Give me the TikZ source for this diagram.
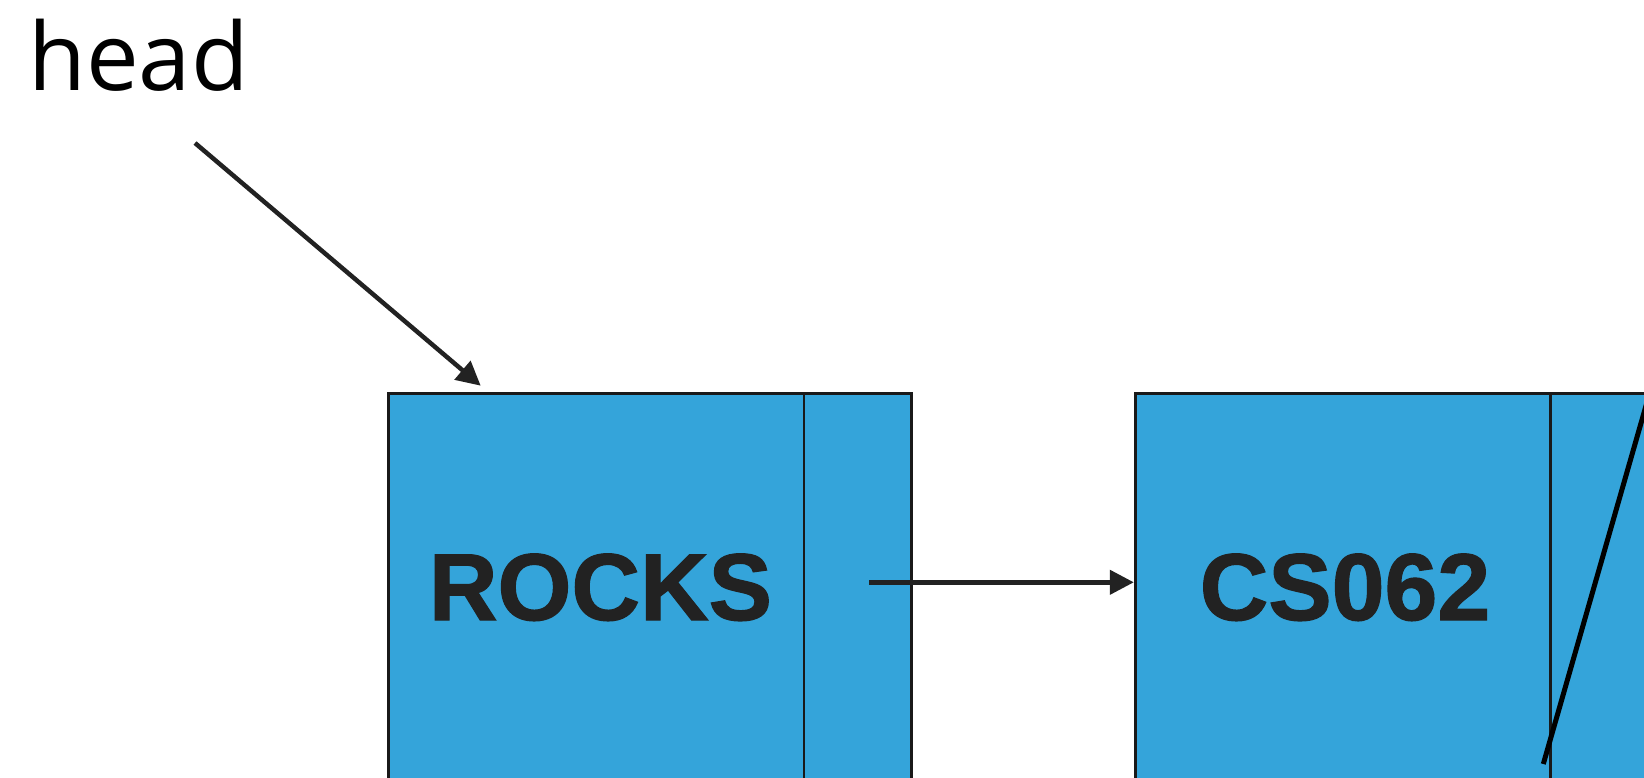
\documentclass[tikz,border=0pt]{standalone}
\usepackage{fontspec}
\usetikzlibrary{arrows.meta}
\newfontfamily\headfont{Open Sans}
\newfontfamily\boxfont{Liberation Sans}[BoldFeatures={FakeBold=1.3}]
\definecolor{boxblue}{RGB}{52,164,218}
\definecolor{ink}{RGB}{34,34,34}
\tikzset{
  cell/.style={draw=black!90, line width=2.8pt, fill=boxblue, rectangle, inner sep=0pt, minimum height=386.5pt},
  datacell/.style={cell, minimum width=415.4pt},
  nextcell/.style={cell, minimum width=107.7pt},
  val/.style={font=\boxfont\bfseries\fontsize{95}{110}\selectfont, text=ink, inner sep=0pt, anchor=base},
  link/.style={draw=ink, line width=4.5pt, -{Triangle[length=24pt,width=24pt]}},
  nullslash/.style={draw=black, line width=5pt}
}
\begin{document}
\begin{tikzpicture}[x=1pt,y=-1pt]
\useasboundingbox (0,0) rectangle (1644,777);
\clip (0,0) rectangle (1644,777);
% head label
\node[font=\headfont\fontsize{94}{110}\selectfont, inner sep=0pt, anchor=base west] (head) at (28.2,90) {head};
% first list node
\node[datacell] (d1) at (596.3,586.75) {};
\node[nextcell] (n1) at (857.85,586.75) {};
\node[val] (t1) at (600.5,620) {ROCKS};
% second list node
\node[datacell] (d2) at (1342.9,586.75) {};
\node[nextcell] (n2) at (1604.45,586.75) {};
\node[val] (t2) at (1345,620) {CS062};
% connectors
\coordinate (hs) at (195,143);
\coordinate (ht) at (480.7,385.7);
\draw[link] (hs) -- (ht);
\coordinate (p1) at (869.3,582.3);
\draw[link] (p1) -- (d2.west |- p1);
\coordinate (s1) at (1543.3,764);
\coordinate (s2) at (1649.5,393.5);
\draw[nullslash] (s1) -- (s2);
\end{tikzpicture}
\end{document}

============

Quote everything in the listing above exactly; pictures are the only thing to omit.

▶ **OUTPUT OF THE TASK**
Give me the TikZ source for this diagram.
\documentclass[tikz,border=0pt]{standalone}
\usepackage{fontspec}
\usetikzlibrary{arrows.meta}
\newfontfamily\headfont{Open Sans}
\newfontfamily\boxfont{Liberation Sans}[BoldFeatures={FakeBold=1.3}]
\definecolor{boxblue}{RGB}{52,164,218}
\definecolor{ink}{RGB}{34,34,34}
\tikzset{
  cell/.style={draw=black!90, line width=2.8pt, fill=boxblue, rectangle, inner sep=0pt, minimum height=386.5pt},
  datacell/.style={cell, minimum width=415.4pt},
  nextcell/.style={cell, minimum width=107.7pt},
  val/.style={font=\boxfont\bfseries\fontsize{95}{110}\selectfont, text=ink, inner sep=0pt, anchor=base},
  link/.style={draw=ink, line width=4.5pt, -{Triangle[length=24pt,width=24pt]}},
  nullslash/.style={draw=black, line width=5pt}
}
\begin{document}
\begin{tikzpicture}[x=1pt,y=-1pt]
\useasboundingbox (0,0) rectangle (1644,777);
\clip (0,0) rectangle (1644,777);
% head label
\node[font=\headfont\fontsize{94}{110}\selectfont, inner sep=0pt, anchor=base west] (head) at (28.2,90) {head};
% first list node
\node[datacell] (d1) at (596.3,586.75) {};
\node[nextcell] (n1) at (857.85,586.75) {};
\node[val] (t1) at (600.5,620) {ROCKS};
% second list node
\node[datacell] (d2) at (1342.9,586.75) {};
\node[nextcell] (n2) at (1604.45,586.75) {};
\node[val] (t2) at (1345,620) {CS062};
% connectors
\coordinate (hs) at (195,143);
\coordinate (ht) at (480.7,385.7);
\draw[link] (hs) -- (ht);
\coordinate (p1) at (869.3,582.3);
\draw[link] (p1) -- (d2.west |- p1);
\coordinate (s1) at (1543.3,764);
\coordinate (s2) at (1649.5,393.5);
\draw[nullslash] (s1) -- (s2);
\end{tikzpicture}
\end{document}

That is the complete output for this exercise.